Go as early as possible in the morning, to reduce your own chances to be fined, but above all to avoid other people possibly following you to choose going oftrails too. Go also out of the season and during the weekdays. Don't go as a large group of people.
In some publications, and despite the area is closed, few routes to Ždiarska Vidla are accurately detailled.
One of them is in the the excellent book "Nieznane Tatry II" by Leszek Jackiewicz (in Polish).
There used to be an official trail starting from Široké Sedlo, nowadays closed. There are ongoing efforts in order to reopen it. This trail used to continue to Havran, involving difficult scrambles.
Additionally, having a look at this picture in Wikipedia, it looks like many other ways to reach Ždiarska Vidla exist in Javorová Dolina, in particular one following the hollow from the pass Tristarské sedlo (between Havran and Ždiarska Vidla), obviously an avalanche corrie, without trees.
Some routes probably exist from Ždiar, probably also involving scrambles.
Click here to visualize the same routes on the Slovak VKU maps (Firefox, Chrome and Opera only)
Wild camping is already forbidden in the TANAP national park, so we can forget about the White Tatras. Additionally, this would be risky as the area hosts a lot of bears.
There is only one mountain hut in the neighbourhood, Chata Plesnivec, on the green-marked trail of the valley Dolina Siedmych Prameňov.

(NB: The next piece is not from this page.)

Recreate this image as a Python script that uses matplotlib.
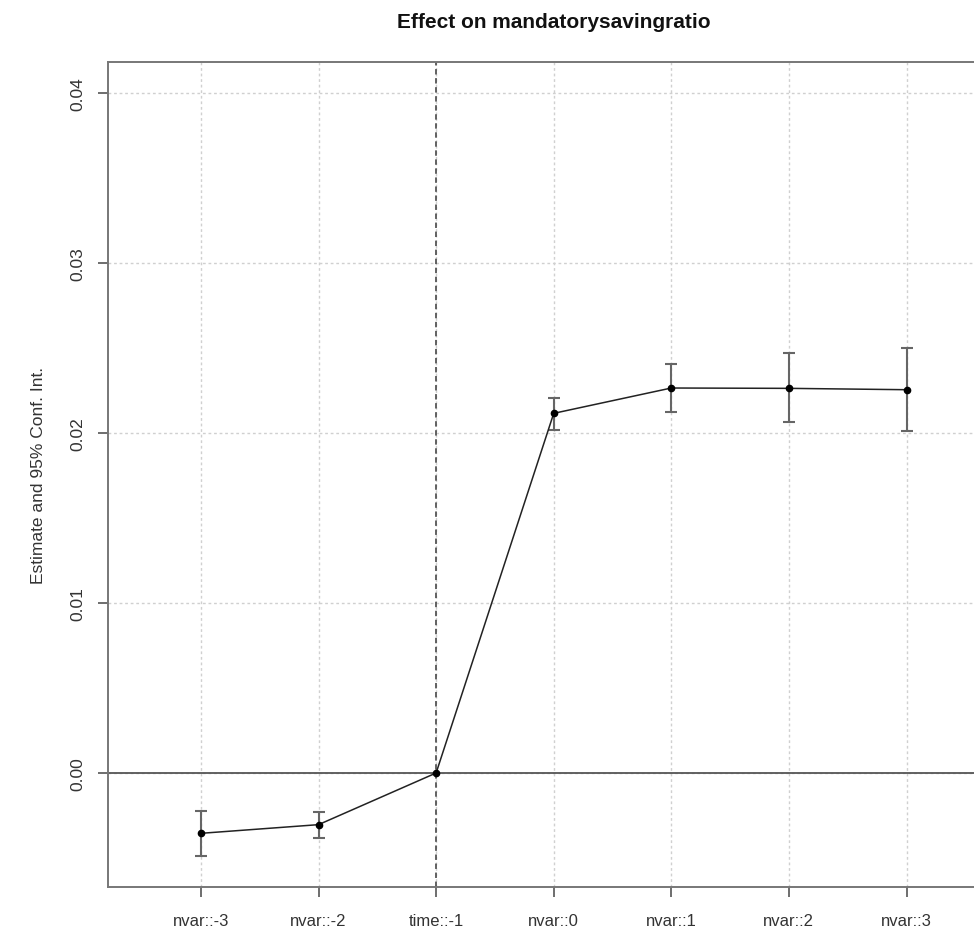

The cottage "Pod Muranom" in Javorová Dolina is not open to hikers, however one can knock on the door in case of emergency.
Otherwise there is a handful of accomodations in Ždiar, the most practical of them being perhaps the beautiful Pension Liptak on the green-marked trail of the valley Dolina Monkova.
Closer to the trailheads, Podspády has one hotel (no website), but Jurgów on the polish side has more, like here.
In Javorina, there is one flat to rent.